Carmet’s specialty is a French technique called picassiette, in which the artist creates mosaics with shards of patterned plates. (She says she has 10,000 antique plates in storage, all acquired at flea markets, antique shops and estate sales.) But for her commercial projects, she uses glass. In this case she chose smalti because the irregular pieces will create a glow, as they tend to reflect light from different directions.

Carmet is creating the mosaic in 10 sections for easy transport (and also because her temporary studio is too small to lay out the entire piece). Once the finished sections are completed, they will be taken to the center and screwed to the wall. Carmet will fill in the seams, and voilà, the wall will be done.
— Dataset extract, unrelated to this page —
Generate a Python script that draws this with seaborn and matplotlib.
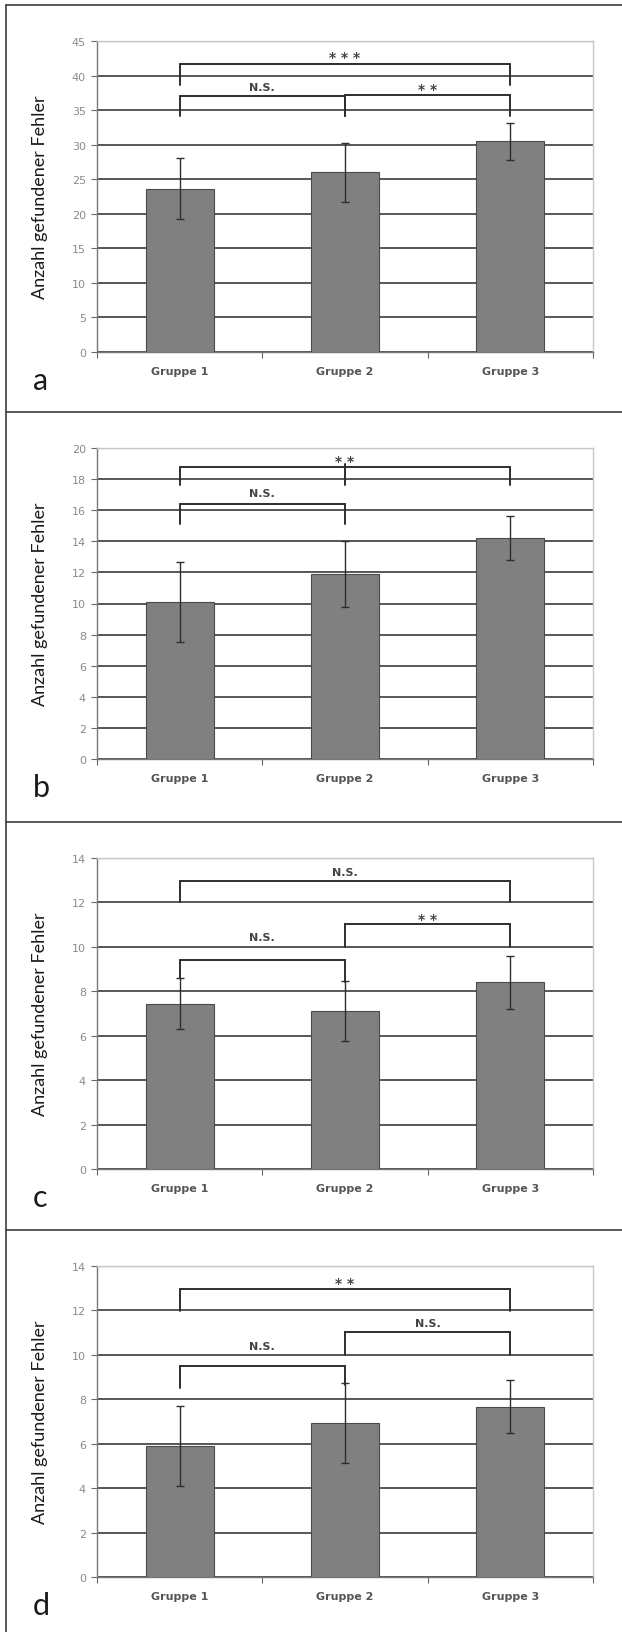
import numpy as np
import pandas as pd
import matplotlib
matplotlib.use("Agg")
import matplotlib.pyplot as plt
from matplotlib.lines import Line2D
import seaborn as sns

# ---------------------------------------------------------------- data
groups = ["Gruppe 1", "Gruppe 2", "Gruppe 3"]
panel_names = ["a", "b", "c", "d"]

means_a = [23.6, 26.0, 30.5]
err_a = [4.4, 4.3, 2.7]
means_b = [10.1, 11.9, 14.2]
err_b = [2.6, 2.1, 1.4]
means_c = [7.45, 7.1, 8.4]
err_c = [1.15, 1.35, 1.2]
means_d = [5.9, 6.95, 7.67]
err_d = [1.8, 1.8, 1.2]

ymax = [45, 20, 14, 14]
ystep = [5, 2, 2, 2]

# brackets: (left group, right group, top, left leg end, right leg end, label, label x, label y)
brackets_a = [(0, 2, 41.6, 38.6, 38.6, "***", 1.0, 43.3),
              (0, 1, 37.0, 34.2, 34.2, "N.S.", 0.5, 38.3),
              (1, 2, 37.2, 34.2, 34.2, "**", 1.5, 38.7)]
brackets_b = [(0, 2, 18.8, 17.6, 17.6, "**", 1.0, 19.45),
              (0, 1, 16.4, 15.1, 15.1, "N.S.", 0.5, 17.1)]
brackets_c = [(0, 2, 12.95, 12.0, 12.0, "N.S.", 1.0, 13.35),
              (1, 2, 11.03, 10.0, 10.0, "**", 1.5, 11.45),
              (0, 1, 9.40, 8.6, 8.4, "N.S.", 0.5, 10.43)]
brackets_d = [(0, 2, 12.95, 11.97, 11.97, "**", 1.0, 13.4),
              (1, 2, 11.02, 10.0, 10.0, "N.S.", 1.5, 11.42),
              (0, 1, 9.48, 8.5, 8.66, "N.S.", 0.5, 10.4)]
# extra vertical tick in panel b: (group, top, bottom)
mid_legs_b = [(1, 18.95, 17.6)]

means = [means_a, means_b, means_c, means_d]
errs = [err_a, err_b, err_c, err_d]
brackets = [brackets_a, brackets_b, brackets_c, brackets_d]
mid_legs = [[], mid_legs_b, [], []]

# ---------------------------------------------------------------- figure
sns.set_theme(style="white")
plt.rcParams['font.family'] = ['DejaVu Sans']

W, H = 622, 1633
fig = plt.figure(figsize=(W / 100, H / 100), dpi=100)
fig.patch.set_facecolor("white")

panel_top = [6, 413, 823, 1231]
ax_left, ax_right = 97, 593
ink = "#2e2e2e"

for k in range(4):
    top = panel_top[k] + 36
    bottom = panel_top[k] + 347
    ax = fig.add_axes([ax_left / W, 1 - bottom / H, (ax_right - ax_left) / W, (bottom - top) / H])

    df = pd.DataFrame({"group": groups, "value": means[k]})
    sns.barplot(data=df, x="group", y="value", color="#808080", width=0.41,
                saturation=1, edgecolor="#4a4a4a", linewidth=0.8, errorbar=None,
                ax=ax, zorder=3)
    ax.errorbar(np.arange(3), means[k], yerr=errs[k], fmt="none", ecolor=ink,
                elinewidth=1.0, capsize=3, capthick=1.0, zorder=4)

    for (i, j, yt, yl, yr, lab, lx, ly) in brackets[k]:
        ax.plot([i, i, j, j], [yl, yt, yt, yr], color=ink, lw=1.4, zorder=5,
                solid_joinstyle="miter")
        if lab.startswith("*"):
            # star marks are drawn spaced out, a bit lower since the glyph sits high
            ax.annotate(" ".join(lab), (lx, ly), xytext=(0, -3), textcoords="offset points",
                        ha="center", va="center", fontsize=10, fontweight="bold",
                        color="#444444", zorder=6)
        else:
            ax.text(lx, ly, lab, ha="center", va="center", fontsize=8,
                    fontweight="bold", color="#444444", zorder=6)
    for (g, y0, y1) in mid_legs[k]:
        ax.plot([g, g], [y1, y0], color=ink, lw=1.4, zorder=5)

    ax.set_xlim(-0.5, 2.5)
    ax.set_ylim(0, ymax[k])
    ax.set_yticks(np.arange(0, ymax[k] + 0.01, ystep[k]))
    ax.set_xticks([0, 1, 2])
    ax.set_xticks([-0.5, 0.5, 1.5, 2.5], minor=True)
    ax.set_xticklabels(groups, fontsize=8, fontweight="bold", color="#555555")
    ax.tick_params(axis="x", which="major", length=0, pad=10)
    ax.tick_params(axis="x", which="minor", length=4, width=0.8, color="#666666",
                   direction="out", bottom=True)
    ax.tick_params(axis="y", length=4, width=0.8, color="#666666", left=True,
                   labelsize=8, labelcolor="#8a8a8a", pad=4)
    ax.set_xlabel("")
    ax.set_ylabel("")

    ax.yaxis.grid(True, color="#3a3a3a", lw=1.2)
    ax.set_axisbelow(True)
    gl = ax.get_ygridlines()
    gl[-1].set_color("#bdbdbd")
    gl[-1].set_linewidth(1.0)

    for side in ["left", "bottom"]:
        ax.spines[side].set_color("#777777")
        ax.spines[side].set_linewidth(1.0)
    for side in ["top", "right"]:
        ax.spines[side].set_color("#c8c8c8")
        ax.spines[side].set_linewidth(1.0)

    # axis title and panel letter
    fig.text(40 / W, 1 - (top + bottom) / 2 / H, "Anzahl gefundener Fehler",
             rotation=90, ha="center", va="center", fontsize=13,
             family=["Lato", "DejaVu Sans"], color="#1a1a1a")
    fig.text(33 / W, 1 - (panel_top[k] + 384) / H, panel_names[k],
             ha="left", va="baseline", fontsize=22,
             family=["Lato", "DejaVu Sans"], color="#1a1a1a")

# panel frame lines
frame = dict(color="#3c3c3c", lw=1.2, transform=fig.transFigure)
fig.add_artist(Line2D([6 / W, 6 / W], [1 - 6 / H, 0], **frame))
for y in panel_top:
    fig.add_artist(Line2D([6 / W, 1], [1 - y / H, 1 - y / H], **frame))

fig.savefig("out.png", dpi=100, facecolor="white")
plt.close(fig)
Except, that is, for the donors’ names.

One of Carmet’s innovative ideas for the mosaic was to make the banners and balloons three-dimensional. For the balloons, she will cover foam spheres which have been cut in half with strips of stained glass. The banners will be made of wood, also covered with stained glass. The mosaic will thus have a playful, sculptural quality, and more balloons or banners can be screwed into place at any time, as the center acquires donors.

Early in the process, Carmet drew her design on large sheets of paper. She calculated how much of each color of glass she would need, and has methodically followed those plans ever since.

“It’s like painting by number, you just draw and fill it in.” she said modestly, crouched over the mosaic as the sky, a deep orange fading subtly into pale salmon, yellow and finally blue, slowly took shape beneath her hands.